WHAT YOU WILL DO:
Leave the pictures out, and retype all of the material exactly as written.

DATA EXTRACT:
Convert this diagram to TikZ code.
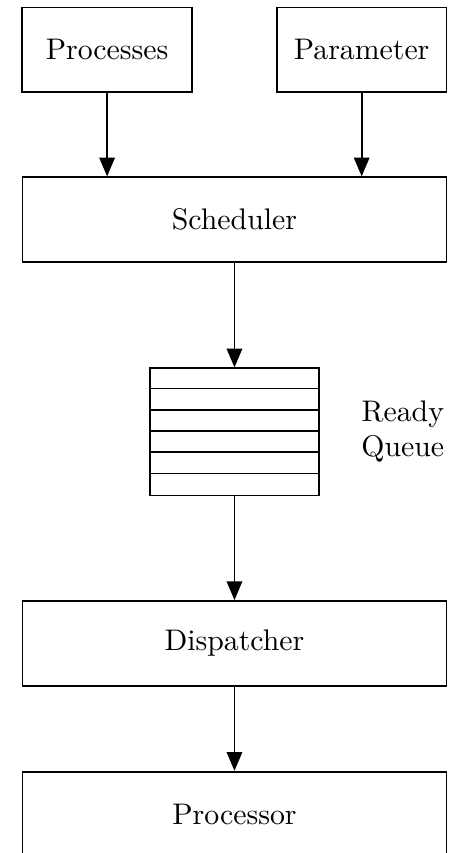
\documentclass[tikz,border=0pt]{standalone}
\usetikzlibrary{arrows.meta}
\begin{document}
\begin{tikzpicture}[
  semithick,
  box/.style={draw, rectangle, minimum height=1cm, inner sep=0pt},
  arr/.style={-{Triangle[length=6.3pt,width=5.2pt]}},
]
\useasboundingbox (0,0) rectangle (5.377,-10.059);
\node[box, minimum width=2cm] (proc) at (1.263,-0.588) {Processes};
\node[box, minimum width=2cm] (param) at (4.265,-0.588) {Parameter};
\node[box, minimum width=5cm] (sched) at (2.765,-2.59) {Scheduler};
\node[draw, rectangle, minimum width=2cm, minimum height=1.5cm, inner sep=0pt] (queue) at (2.765,-5.093) {};
\foreach \i in {1,...,5}
  \draw ([yshift=-\i*0.25cm]queue.north west) -- ([yshift=-\i*0.25cm]queue.north east);
\node[align=center] (rq) at (4.75,-5.09) {Ready\\Queue};
\node[box, minimum width=5cm] (disp) at (2.765,-7.587) {Dispatcher};
\node[box, minimum width=5cm] (cpu) at (2.765,-9.6) {Processor};
\draw[arr] (proc.south) -- (proc.south |- sched.north);
\draw[arr] (param.south) -- (param.south |- sched.north);
\draw[arr] (sched.south) -- (queue.north);
\draw[arr] (queue.south) -- (disp.north);
\draw[arr] (disp.south) -- (cpu.north);
\end{tikzpicture}
\end{document}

ANSWER FOR THIS EXERCISE:
Convert this diagram to TikZ code.
\documentclass[tikz,border=0pt]{standalone}
\usetikzlibrary{arrows.meta}
\begin{document}
\begin{tikzpicture}[
  semithick,
  box/.style={draw, rectangle, minimum height=1cm, inner sep=0pt},
  arr/.style={-{Triangle[length=6.3pt,width=5.2pt]}},
]
\useasboundingbox (0,0) rectangle (5.377,-10.059);
\node[box, minimum width=2cm] (proc) at (1.263,-0.588) {Processes};
\node[box, minimum width=2cm] (param) at (4.265,-0.588) {Parameter};
\node[box, minimum width=5cm] (sched) at (2.765,-2.59) {Scheduler};
\node[draw, rectangle, minimum width=2cm, minimum height=1.5cm, inner sep=0pt] (queue) at (2.765,-5.093) {};
\foreach \i in {1,...,5}
  \draw ([yshift=-\i*0.25cm]queue.north west) -- ([yshift=-\i*0.25cm]queue.north east);
\node[align=center] (rq) at (4.75,-5.09) {Ready\\Queue};
\node[box, minimum width=5cm] (disp) at (2.765,-7.587) {Dispatcher};
\node[box, minimum width=5cm] (cpu) at (2.765,-9.6) {Processor};
\draw[arr] (proc.south) -- (proc.south |- sched.north);
\draw[arr] (param.south) -- (param.south |- sched.north);
\draw[arr] (sched.south) -- (queue.north);
\draw[arr] (queue.south) -- (disp.north);
\draw[arr] (disp.south) -- (cpu.north);
\end{tikzpicture}
\end{document}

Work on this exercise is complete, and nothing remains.